This is some case examples of using a Method 1, a Method 2, and also using the Cellebrite Advanced Services. I just want to point out, on the iPhone 6 Plus there in the middle, if we look at some of the numbers that have been pulled out of locations, for example, with Method 1, there was 362 location pieces of data and 73 deleted. And then, Method 2 pulled out five. Using your Cellebrite Advanced Services through the labs around the world, we will be able to pull out 1557, and 97 deleted. So, that’s a fairly big contrast. Using the iPhone 6 Plus in the middle again, if we look at the images on that phone, 3000 or so Method 1, 4000 Method 2, and using the Cellebrite Advanced Services, we’re getting 65550. So, there’s a fairly big contrast, of the amount of data that we’re able to pull out using our Cellebrite Advanced Services laboratories around the world.

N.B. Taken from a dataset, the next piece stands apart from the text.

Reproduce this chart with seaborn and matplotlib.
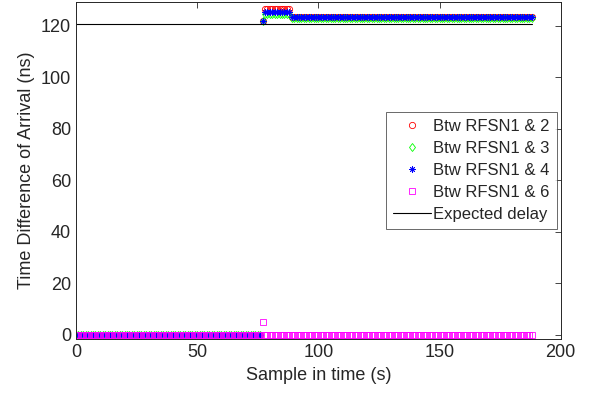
import numpy as np
import pandas as pd
import seaborn as sns
import matplotlib.pyplot as plt
from matplotlib.lines import Line2D

# sample index in seconds
t = np.arange(0, 189)

# values, piecewise: before jump / jump / first block / rest
n_zero, n_block, n_rest = 77, 11, 100
tdoa_2 = [0.0] * n_zero + [121.9] + [126.5] * n_block + [123.4] * n_rest
tdoa_3 = [0.0] * n_zero + [121.7] + [124.3] * n_block + [123.1] * n_rest
tdoa_4 = [0.0] * n_zero + [121.6] + [125.3] * n_block + [123.3] * n_rest
tdoa_6 = [0.0] * n_zero + [5.0] + [0.0] * n_block + [0.0] * n_rest
expected_x = [0, 188]
expected_y = [120.5, 120.5]

series = [
    ("Btw RFSN1 & 2", tdoa_2, "o", "#ff0000"),
    ("Btw RFSN1 & 3", tdoa_3, "d", "#00ff00"),
    ("Btw RFSN1 & 4", tdoa_4, (8, 2, 0), "#0000ff"),
    ("Btw RFSN1 & 6", tdoa_6, "s", "#ff00ff"),
]

sns.set_style("white")
plt.rcParams['font.family'] = ['Liberation Sans', 'DejaVu Sans']

fig = plt.figure(figsize=(5.94, 3.98), dpi=100)
ax = fig.add_axes([0.128, 0.1475, 0.816, 0.848])

handles = []
for label, vals, mk, col in series:
    df = pd.DataFrame({"t": t, "v": vals})
    sns.lineplot(data=df, x="t", y="v", ax=ax, linestyle="none", marker=mk,
                 markersize=4.5, markerfacecolor="none", markeredgecolor=col,
                 markeredgewidth=0.6, color=col)
    handles.append(Line2D([], [], linestyle="none", marker=mk, markersize=4.5,
                          markerfacecolor="none", markeredgecolor=col,
                          markeredgewidth=0.6, label=label))

sns.lineplot(x=expected_x, y=expected_y, ax=ax, color="black", linewidth=0.8)
handles.append(Line2D([], [], color="black", linewidth=0.8, label="Expected delay"))

ax.set_xlim(0, 200)
ax.set_ylim(-1.7, 129.2)
ax.set_xticks([0, 50, 100, 150, 200])
ax.set_yticks([0, 20, 40, 60, 80, 100, 120])
ax.set_xlabel("Sample in time (s)", fontsize=13, color="#262626")
ax.set_ylabel("Time Difference of Arrival (ns)", fontsize=13, color="#262626")
ax.tick_params(direction="in", length=4, width=0.6, top=True, right=True,
               labelsize=13, colors="#262626")
for s in ax.spines.values():
    s.set_color("#262626")
    s.set_linewidth(0.7)

leg = ax.legend(handles=handles, loc="center right", fontsize=12, frameon=True,
                fancybox=False, edgecolor="#262626", borderpad=0.4,
                labelspacing=0.42, handlelength=2.3, handletextpad=0.15,
                borderaxespad=0.25)
leg.get_frame().set_linewidth(0.6)

fig.savefig("out.png", dpi=100)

Some of the things we’re able to access using the full file system extraction – we’re able to bypass the iTunes backup encryption password. This was a fairly big bugbear when I was working in the forensic community. You would go to extract a phone using the UFED Touch, and the first thing it would say is “Do you have the iTunes backup password?” Generally, that wasn’t supplied by the suspect, meaning that you were unable to extract that data.
We’re able to gain full file system access, including all the data that’s been recently deleted, not the fully deleted information but the recently deleted data. So, we are going to be able to produce the best evidence you can possibly get off that phone.
Because of the not having to jailbreak the phone, and it’s a fully forensically sound method, you can reduce the number of questions you have at trial. at Cellebrite, they asked how much information or how much evidence is [left that we’d been in there] to extract that data, and the research team basically said that there’s not a single trace, [or maybe] a powering-on event, on the phone itself.
And we’re also able to fully extract iPhone emails. This was a big bugbear again, when I was working at forensic labs, that we’d be able to get the From and the To and the subject, but we weren’t able to get the body of the emails. Using our Advanced Services, we’re able to extract full emails from iPhones.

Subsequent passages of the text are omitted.